Anyway I’d been thinking a lot about steak tartare. I wasn’t craving it exactly, but I was feeling I’d like to have one if the opportunity presented itself, and it did a couple of weekends ago when I found it on the menu of the Bear in Rodborough, Gloucestershire. Naturally I ordered it. It looked like this:
It wasn’t a standard issue tartare, and actually you know I’m not sure there is an absolutely standard recipe. Everybody seems to have their own version. Beef, gherkins, lemon juice, capers, onion, Dijon mustard, Worcester sauce, and a raw egg are pretty much always involved, but some include horseradish and Nigel Slater even favours anchovies but then he’s a maverick. The menu description at the Bear read ‘Native dry-aged beef tartare, shaved black truffle, Tunworth soft cheese, sorrel oil, beef dripping toast.’ There was no mention of raw egg for example, for which I was on balance grateful. I mean I’ll eat it if it’s there, but if it’s not there I don’t feel deprived. It came looking like this (it tasted better than it looked):
|Photo by Luna Woodyear-Smith|
Under the garnish, there was a reddish goo, which I suppose must have contained the cheese since I couldn’t detect it in the beef. Could there have been ketchup in there too? And possibly an egg yolk? As for sorrel oil I never knew there was such a thing but I suppose it would be tart and zingy and much like oil and lemon juice, which was fine by me. The whole thing was pretty good, though I could have done with a bit less salt.

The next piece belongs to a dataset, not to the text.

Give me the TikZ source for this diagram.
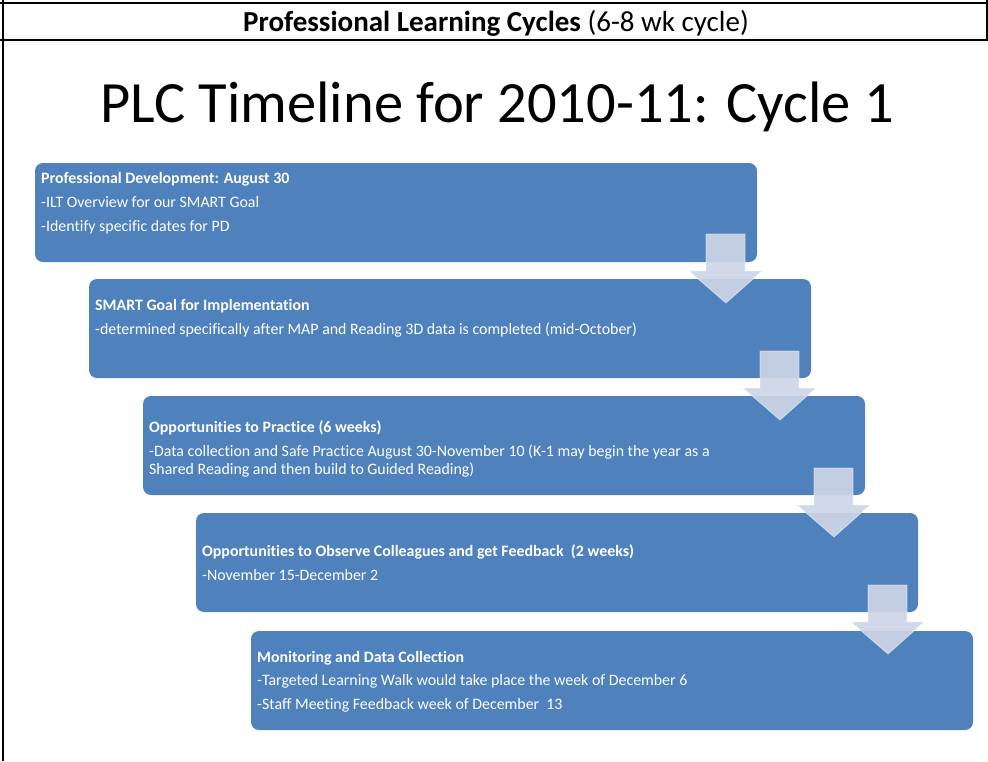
\documentclass[tikz,border=0pt]{standalone}
\usepackage{fontspec}
\setmainfont{Carlito}[Ligatures={NoCommon}]
\definecolor{boxblue}{RGB}{79,129,189}
\definecolor{arrowfill}{RGB}{205,213,231}
\tikzset{
  stagebox/.style={fill=boxblue, rounded corners=8pt, minimum height=99pt, minimum width=722pt, anchor=north west, inner sep=0pt, outer sep=0pt},
  boxhead/.style={anchor=base west, inner sep=0pt, text=white, font=\fontsize{15.9}{19}\selectfont\bfseries},
  boxline/.style={anchor=base west, inner sep=0pt, text=white, font=\fontsize{15.9}{19}\selectfont},
  downarrow/.style={fill=arrowfill, fill opacity=0.92, draw=white, draw opacity=0.5, line width=0.8pt},
  rule/.style={line width=2pt}
}
\begin{document}
\begin{tikzpicture}[x=1pt,y=-1pt]
\useasboundingbox (0,0) rectangle (988,761);
% frame
\coordinate (tl) at (0,2.5); \coordinate (tr) at (988,2.5);
\coordinate (ml) at (0,40); \coordinate (mr) at (988,40);
\coordinate (lt) at (3,0); \coordinate (lb) at (3,761);
\coordinate (rt) at (987,0); \coordinate (rb) at (987,40);
\draw[rule] (tl) -- (tr);
\draw[rule] (ml) -- (mr);
\draw[rule] (lt) -- (lb);
\draw[rule] (rt) -- (rb);
\node[font=\fontsize{29}{34}\selectfont, anchor=base] (hdr) at (496,31) {\textbf{Professional Learning Cycles} (6-8 wk cycle)};
\node[font=\fontsize{58.5}{64}\selectfont, anchor=base] (title) at (497,122) {PLC Timeline for 2010-11: Cycle 1};
% boxes
\node[stagebox] (b1) at (35,163) {};
\node[stagebox] (b2) at (89,279) {};
\node[stagebox] (b3) at (143,396) {};
\node[stagebox] (b4) at (196,513) {};
\node[stagebox] (b5) at (251,631) {};
% texts
\node[boxhead] (t1h) at (41,183) {Professional Development: August 30};
\node[boxline] (t1a) at (41,207) {-ILT Overview for our SMART Goal};
\node[boxline] (t1b) at (41,231) {-Identify specific dates for PD};
\node[boxhead] (t2h) at (95,310) {SMART Goal for Implementation};
\node[boxline] (t2a) at (95,334) {-determined specifically after MAP and Reading 3D data is completed (mid-October)};
\node[boxhead] (t3h) at (149,432) {Opportunities to Practice (6 weeks)};
\node[boxline] (t3a) at (149,456) {-Data collection and Safe Practice August 30-November 10 (K-1 may begin the year as a};
\node[boxline] (t3b) at (149,474) {Shared Reading and then build to Guided Reading)};
\node[boxhead] (t4h) at (202,556) {Opportunities to Observe Colleagues and get Feedback\ \ (2 weeks)};
\node[boxline] (t4a) at (202,580) {-November 15-December 2};
\node[boxhead] (t5h) at (257,662) {Monitoring and Data Collection};
\node[boxline] (t5a) at (257,685) {-Targeted Learning Walk would take place the week of December 6};
\node[boxline] (t5b) at (257,709) {-Staff Meeting Feedback week of December\ \ 13};
% block arrows
\foreach \i in {0,...,3}{
  \draw[downarrow] (706+54*\i,234+117*\i) -- (745+54*\i,234+117*\i) -- (745+54*\i,271+117*\i)
    -- (762+54*\i,271+117*\i) -- (726+54*\i,303+117*\i) -- (689+54*\i,271+117*\i)
    -- (706+54*\i,271+117*\i) -- cycle;
}
\end{tikzpicture}
\end{document}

When I got home, having the bit between my teeth, as it were, I decided, a few days later, to make my own steak tartare. Perhaps surprisingly even to me I’d never done this before. I mean it ain’t rocket science.
Being pathologically incapable of following a detailed recipe I consulted multiple sources; the likes of Nigella, Gordon and Martha: the usual suspects. My perfectly ordinary version was much as described above steak, gherkins, lemon juice, capers, onion, Dijon mustard, Worcester sauce, salt and pepper. No egg.
|Photo by Luna Woodyear-Smith|
The result was pretty damn good if I say so myself. In retrospect I think I could have added a bit more of each of those seasonings, but I didn’t want to go too crazy on my first time. The Platonic ideal of the steak tartare remains elusive but time is on my side.